■ Given entries
◆ ◆ ◆ ◆
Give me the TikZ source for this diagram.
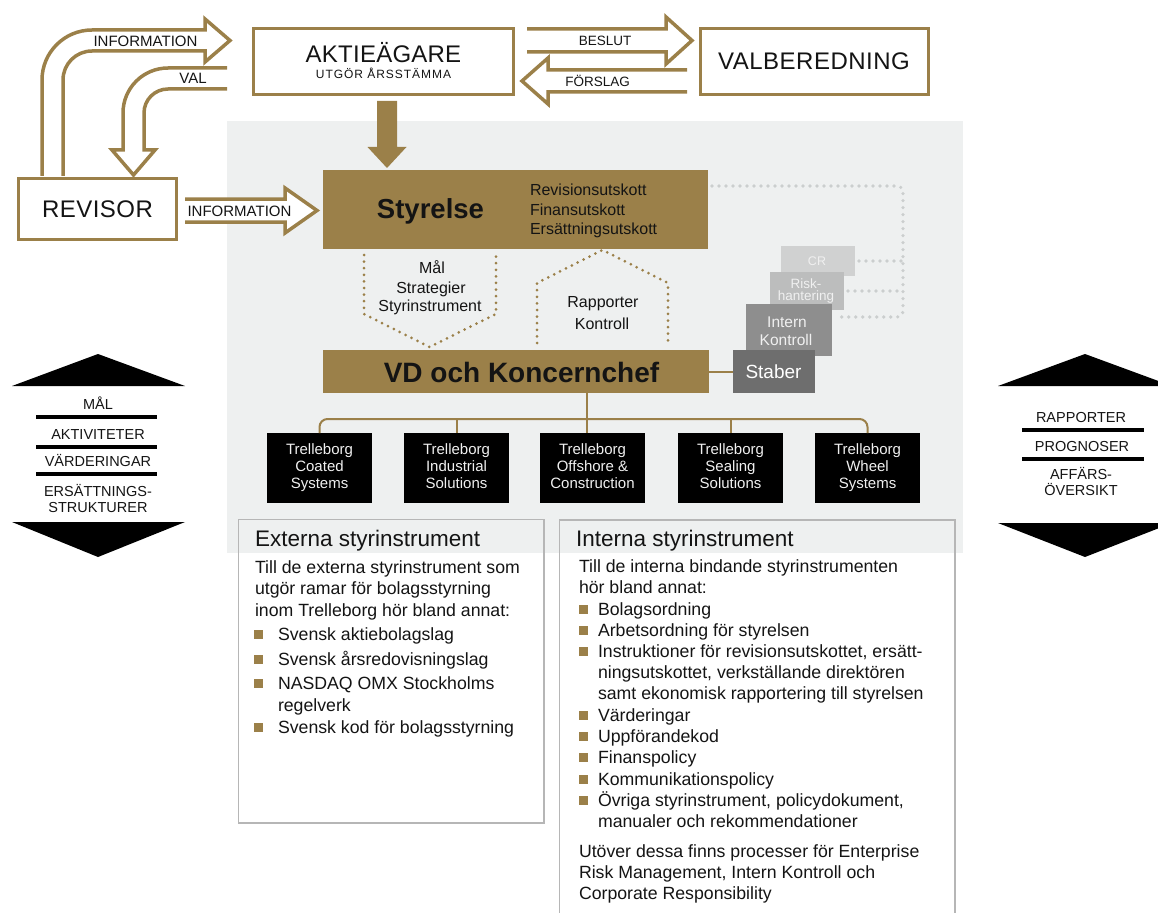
◆ ◆ ◆ ◆
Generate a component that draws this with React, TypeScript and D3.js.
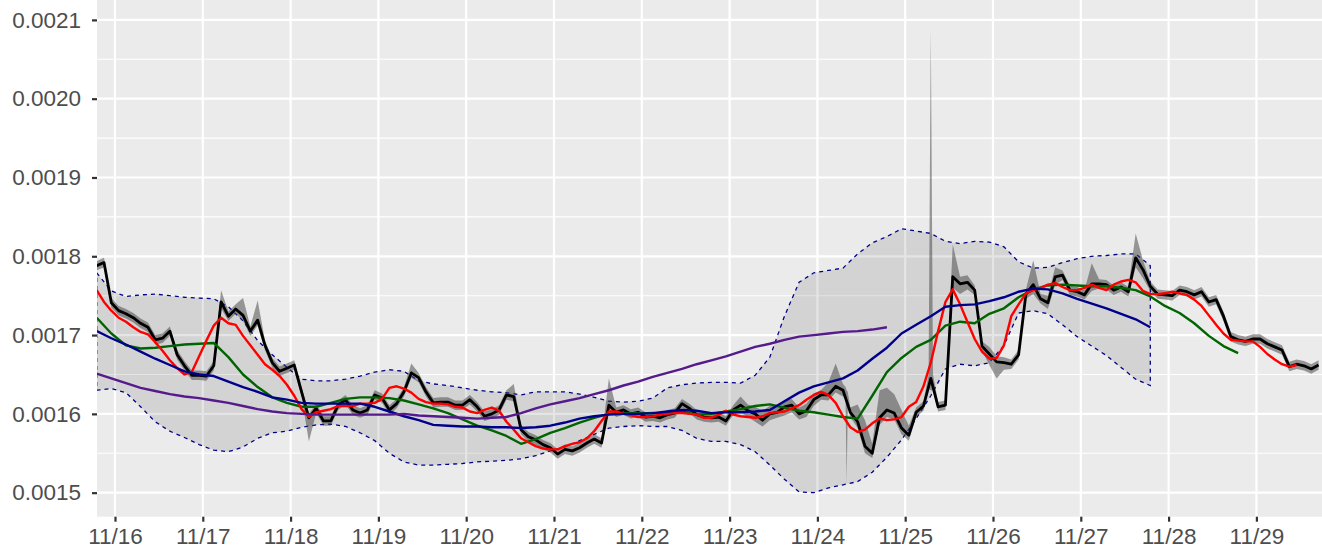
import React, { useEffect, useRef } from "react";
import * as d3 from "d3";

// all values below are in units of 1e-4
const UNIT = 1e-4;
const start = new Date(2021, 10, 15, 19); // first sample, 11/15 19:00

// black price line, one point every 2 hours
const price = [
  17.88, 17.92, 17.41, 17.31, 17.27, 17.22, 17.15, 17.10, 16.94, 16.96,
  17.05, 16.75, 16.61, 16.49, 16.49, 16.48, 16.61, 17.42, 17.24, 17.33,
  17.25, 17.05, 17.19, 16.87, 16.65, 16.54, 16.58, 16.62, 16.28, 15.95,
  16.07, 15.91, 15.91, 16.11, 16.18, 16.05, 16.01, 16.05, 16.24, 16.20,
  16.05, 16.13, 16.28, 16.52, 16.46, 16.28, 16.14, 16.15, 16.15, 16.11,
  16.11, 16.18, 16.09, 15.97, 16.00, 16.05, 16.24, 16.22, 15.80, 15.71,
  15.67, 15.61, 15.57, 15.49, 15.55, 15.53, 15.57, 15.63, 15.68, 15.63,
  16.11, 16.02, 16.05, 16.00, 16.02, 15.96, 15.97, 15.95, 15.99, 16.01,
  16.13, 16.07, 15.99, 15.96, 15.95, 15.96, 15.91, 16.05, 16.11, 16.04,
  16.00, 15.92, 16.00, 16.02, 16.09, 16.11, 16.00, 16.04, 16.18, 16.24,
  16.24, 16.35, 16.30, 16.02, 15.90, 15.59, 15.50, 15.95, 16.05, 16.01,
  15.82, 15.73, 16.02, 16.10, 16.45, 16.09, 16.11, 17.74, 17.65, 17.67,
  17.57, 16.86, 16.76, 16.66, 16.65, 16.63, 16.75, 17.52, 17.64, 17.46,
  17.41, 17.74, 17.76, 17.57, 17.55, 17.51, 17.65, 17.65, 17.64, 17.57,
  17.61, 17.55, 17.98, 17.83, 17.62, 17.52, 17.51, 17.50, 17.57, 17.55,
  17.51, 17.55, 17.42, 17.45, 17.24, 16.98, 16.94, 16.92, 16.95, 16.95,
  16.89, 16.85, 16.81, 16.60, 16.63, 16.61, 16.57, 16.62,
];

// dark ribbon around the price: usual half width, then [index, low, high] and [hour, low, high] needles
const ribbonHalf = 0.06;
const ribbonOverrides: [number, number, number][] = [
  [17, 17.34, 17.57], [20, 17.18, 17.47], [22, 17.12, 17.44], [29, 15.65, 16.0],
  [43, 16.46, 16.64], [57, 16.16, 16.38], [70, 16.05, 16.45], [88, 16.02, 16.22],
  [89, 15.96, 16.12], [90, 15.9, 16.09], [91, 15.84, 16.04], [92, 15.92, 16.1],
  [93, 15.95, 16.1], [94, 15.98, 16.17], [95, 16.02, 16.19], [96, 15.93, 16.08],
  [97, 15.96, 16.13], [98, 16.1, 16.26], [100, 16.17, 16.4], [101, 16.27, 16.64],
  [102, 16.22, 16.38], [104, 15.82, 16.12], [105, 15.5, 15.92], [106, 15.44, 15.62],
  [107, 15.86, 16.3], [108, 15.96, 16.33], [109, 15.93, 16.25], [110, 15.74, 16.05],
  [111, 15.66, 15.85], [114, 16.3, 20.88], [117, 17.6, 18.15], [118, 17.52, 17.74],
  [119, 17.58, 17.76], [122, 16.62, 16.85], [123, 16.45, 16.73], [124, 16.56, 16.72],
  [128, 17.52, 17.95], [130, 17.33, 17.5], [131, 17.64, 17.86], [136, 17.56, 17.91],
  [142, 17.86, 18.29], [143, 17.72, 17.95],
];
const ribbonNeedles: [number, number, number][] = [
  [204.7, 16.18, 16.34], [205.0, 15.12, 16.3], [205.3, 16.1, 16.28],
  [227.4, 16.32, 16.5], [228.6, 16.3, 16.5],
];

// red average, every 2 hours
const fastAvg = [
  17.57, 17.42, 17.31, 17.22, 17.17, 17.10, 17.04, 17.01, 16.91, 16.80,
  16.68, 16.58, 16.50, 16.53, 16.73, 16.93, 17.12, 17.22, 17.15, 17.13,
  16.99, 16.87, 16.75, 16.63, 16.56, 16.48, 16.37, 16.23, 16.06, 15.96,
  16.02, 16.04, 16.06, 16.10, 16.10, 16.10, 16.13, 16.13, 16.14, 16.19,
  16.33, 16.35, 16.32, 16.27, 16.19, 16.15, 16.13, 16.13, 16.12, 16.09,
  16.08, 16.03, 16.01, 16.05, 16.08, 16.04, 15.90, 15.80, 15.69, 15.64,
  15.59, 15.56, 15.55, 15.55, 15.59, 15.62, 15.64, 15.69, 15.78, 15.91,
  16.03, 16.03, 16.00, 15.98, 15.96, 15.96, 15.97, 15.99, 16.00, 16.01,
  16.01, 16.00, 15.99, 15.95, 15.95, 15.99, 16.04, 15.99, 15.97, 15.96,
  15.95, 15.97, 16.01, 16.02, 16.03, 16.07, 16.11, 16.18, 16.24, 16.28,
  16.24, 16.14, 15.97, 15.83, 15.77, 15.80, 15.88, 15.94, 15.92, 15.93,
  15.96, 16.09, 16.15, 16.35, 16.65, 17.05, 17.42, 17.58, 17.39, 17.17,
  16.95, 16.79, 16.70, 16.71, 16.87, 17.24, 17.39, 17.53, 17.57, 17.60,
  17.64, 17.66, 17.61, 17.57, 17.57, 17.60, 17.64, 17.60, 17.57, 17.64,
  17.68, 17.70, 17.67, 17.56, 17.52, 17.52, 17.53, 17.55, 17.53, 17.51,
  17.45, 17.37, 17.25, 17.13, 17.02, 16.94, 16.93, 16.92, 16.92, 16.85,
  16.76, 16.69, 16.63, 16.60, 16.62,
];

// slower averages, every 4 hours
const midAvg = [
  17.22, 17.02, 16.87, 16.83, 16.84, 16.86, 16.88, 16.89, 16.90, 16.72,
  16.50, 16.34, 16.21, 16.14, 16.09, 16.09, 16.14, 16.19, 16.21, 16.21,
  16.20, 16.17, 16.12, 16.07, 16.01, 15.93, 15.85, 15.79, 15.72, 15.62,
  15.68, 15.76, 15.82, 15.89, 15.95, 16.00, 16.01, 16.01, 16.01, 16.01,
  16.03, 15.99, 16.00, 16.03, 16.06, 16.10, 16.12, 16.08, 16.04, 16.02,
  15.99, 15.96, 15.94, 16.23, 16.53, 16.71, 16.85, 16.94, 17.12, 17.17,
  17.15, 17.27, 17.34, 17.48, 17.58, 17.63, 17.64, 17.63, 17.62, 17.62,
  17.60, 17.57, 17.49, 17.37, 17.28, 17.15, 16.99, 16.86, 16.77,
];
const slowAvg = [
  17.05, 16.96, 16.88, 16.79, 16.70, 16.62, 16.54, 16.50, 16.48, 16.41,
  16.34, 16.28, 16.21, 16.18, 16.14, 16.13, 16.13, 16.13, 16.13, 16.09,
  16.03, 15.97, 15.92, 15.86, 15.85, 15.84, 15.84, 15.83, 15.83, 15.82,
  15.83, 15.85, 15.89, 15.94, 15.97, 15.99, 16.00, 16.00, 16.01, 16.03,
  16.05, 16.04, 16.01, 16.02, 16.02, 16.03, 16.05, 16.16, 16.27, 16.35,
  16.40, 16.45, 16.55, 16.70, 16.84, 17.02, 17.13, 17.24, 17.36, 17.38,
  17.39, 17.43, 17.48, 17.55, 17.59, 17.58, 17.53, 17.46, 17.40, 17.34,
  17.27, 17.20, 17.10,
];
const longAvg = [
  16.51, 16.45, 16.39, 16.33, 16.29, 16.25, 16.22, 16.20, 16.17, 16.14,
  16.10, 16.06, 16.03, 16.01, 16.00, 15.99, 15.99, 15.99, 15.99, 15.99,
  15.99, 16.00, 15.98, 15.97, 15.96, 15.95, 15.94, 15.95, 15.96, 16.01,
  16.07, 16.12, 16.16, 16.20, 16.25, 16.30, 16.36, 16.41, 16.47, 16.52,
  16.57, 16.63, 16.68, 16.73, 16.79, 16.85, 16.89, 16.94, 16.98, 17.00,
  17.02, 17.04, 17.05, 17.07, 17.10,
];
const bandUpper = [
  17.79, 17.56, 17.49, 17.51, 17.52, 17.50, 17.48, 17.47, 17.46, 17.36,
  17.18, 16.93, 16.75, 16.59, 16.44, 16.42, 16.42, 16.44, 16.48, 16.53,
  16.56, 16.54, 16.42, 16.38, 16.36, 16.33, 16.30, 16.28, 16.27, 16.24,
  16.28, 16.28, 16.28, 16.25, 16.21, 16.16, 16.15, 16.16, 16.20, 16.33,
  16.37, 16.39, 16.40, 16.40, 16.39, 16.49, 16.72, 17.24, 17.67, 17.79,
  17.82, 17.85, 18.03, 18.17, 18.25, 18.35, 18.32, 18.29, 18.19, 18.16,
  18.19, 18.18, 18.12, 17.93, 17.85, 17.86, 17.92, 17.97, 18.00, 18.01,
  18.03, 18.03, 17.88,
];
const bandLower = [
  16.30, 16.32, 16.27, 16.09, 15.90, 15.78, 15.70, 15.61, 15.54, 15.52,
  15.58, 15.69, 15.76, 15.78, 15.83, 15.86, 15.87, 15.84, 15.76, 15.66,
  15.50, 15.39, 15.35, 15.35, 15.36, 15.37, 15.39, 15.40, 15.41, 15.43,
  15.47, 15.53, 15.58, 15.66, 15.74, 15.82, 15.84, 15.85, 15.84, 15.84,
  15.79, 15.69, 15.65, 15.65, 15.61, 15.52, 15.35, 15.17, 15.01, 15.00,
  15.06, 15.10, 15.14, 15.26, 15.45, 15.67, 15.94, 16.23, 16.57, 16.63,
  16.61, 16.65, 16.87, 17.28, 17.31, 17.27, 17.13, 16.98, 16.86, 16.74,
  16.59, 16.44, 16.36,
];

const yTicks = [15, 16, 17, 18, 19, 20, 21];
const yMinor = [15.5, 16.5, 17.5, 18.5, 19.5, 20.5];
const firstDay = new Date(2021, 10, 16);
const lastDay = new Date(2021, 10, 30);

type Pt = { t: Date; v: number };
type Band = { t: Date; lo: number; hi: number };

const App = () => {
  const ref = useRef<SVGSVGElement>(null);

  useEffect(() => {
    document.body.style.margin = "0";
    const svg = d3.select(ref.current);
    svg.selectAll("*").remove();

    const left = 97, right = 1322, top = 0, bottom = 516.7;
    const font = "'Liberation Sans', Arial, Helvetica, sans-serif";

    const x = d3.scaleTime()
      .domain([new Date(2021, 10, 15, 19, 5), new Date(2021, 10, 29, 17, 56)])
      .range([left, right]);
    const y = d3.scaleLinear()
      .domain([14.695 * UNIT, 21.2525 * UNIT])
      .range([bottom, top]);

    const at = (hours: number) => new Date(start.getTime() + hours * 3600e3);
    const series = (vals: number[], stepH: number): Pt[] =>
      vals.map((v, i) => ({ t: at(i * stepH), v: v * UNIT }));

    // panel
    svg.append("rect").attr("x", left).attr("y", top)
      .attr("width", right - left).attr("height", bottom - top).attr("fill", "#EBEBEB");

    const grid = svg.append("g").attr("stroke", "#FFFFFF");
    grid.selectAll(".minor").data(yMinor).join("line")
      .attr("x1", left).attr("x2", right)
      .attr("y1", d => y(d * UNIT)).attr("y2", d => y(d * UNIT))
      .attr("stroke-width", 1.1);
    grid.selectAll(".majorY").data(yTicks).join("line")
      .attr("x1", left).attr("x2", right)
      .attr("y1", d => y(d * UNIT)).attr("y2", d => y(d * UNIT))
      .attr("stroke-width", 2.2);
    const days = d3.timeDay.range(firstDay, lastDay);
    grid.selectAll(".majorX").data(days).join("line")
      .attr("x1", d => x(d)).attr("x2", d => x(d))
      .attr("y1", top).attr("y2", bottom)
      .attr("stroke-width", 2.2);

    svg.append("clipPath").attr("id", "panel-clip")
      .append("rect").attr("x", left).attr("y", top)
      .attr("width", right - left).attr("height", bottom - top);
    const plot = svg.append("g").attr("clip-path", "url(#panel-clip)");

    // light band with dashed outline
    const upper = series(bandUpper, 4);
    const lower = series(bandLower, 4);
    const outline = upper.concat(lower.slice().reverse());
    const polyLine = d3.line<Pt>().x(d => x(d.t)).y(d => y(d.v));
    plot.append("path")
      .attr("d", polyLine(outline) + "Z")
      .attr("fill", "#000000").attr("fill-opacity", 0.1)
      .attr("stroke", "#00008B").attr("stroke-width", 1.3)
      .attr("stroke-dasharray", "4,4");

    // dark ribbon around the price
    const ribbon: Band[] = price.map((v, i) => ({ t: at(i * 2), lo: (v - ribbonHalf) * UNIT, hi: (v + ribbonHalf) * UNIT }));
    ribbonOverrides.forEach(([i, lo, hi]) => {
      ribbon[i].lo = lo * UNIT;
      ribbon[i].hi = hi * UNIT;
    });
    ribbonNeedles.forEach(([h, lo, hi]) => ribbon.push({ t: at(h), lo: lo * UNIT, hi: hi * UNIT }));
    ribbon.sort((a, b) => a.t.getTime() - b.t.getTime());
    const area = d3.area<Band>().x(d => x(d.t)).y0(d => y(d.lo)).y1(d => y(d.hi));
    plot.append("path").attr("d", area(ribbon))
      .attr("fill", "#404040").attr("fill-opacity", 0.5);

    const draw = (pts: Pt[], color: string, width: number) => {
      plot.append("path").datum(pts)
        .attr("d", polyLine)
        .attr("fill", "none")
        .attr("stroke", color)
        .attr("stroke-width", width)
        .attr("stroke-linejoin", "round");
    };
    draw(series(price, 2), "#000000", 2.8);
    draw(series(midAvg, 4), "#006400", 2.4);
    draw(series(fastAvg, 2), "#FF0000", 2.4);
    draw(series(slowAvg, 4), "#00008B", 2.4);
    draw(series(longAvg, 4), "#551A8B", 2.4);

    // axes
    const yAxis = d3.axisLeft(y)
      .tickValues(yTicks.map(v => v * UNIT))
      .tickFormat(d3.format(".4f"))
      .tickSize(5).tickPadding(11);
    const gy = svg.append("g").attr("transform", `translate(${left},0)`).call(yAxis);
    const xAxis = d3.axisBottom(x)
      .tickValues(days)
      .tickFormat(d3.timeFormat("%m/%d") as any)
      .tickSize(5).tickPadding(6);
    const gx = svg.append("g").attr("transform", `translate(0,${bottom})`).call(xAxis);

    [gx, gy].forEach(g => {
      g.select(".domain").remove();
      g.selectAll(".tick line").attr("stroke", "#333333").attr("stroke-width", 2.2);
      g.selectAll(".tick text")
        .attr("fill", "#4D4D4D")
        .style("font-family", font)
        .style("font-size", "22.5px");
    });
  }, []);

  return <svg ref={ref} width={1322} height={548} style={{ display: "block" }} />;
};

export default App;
◆ ◆ ◆ ◆
■ To do
Your task is to reproduce only the lines from the one with "Generate a component" through the one with "const start = new", keeping both ends. Skip every picture.

■ Solution for this exercise
Generate a component that draws this with React, TypeScript and D3.js.
import React, { useEffect, useRef } from "react";
import * as d3 from "d3";

// all values below are in units of 1e-4
const UNIT = 1e-4;
const start = new Date(2021, 10, 15, 19); // first sample, 11/15 19:00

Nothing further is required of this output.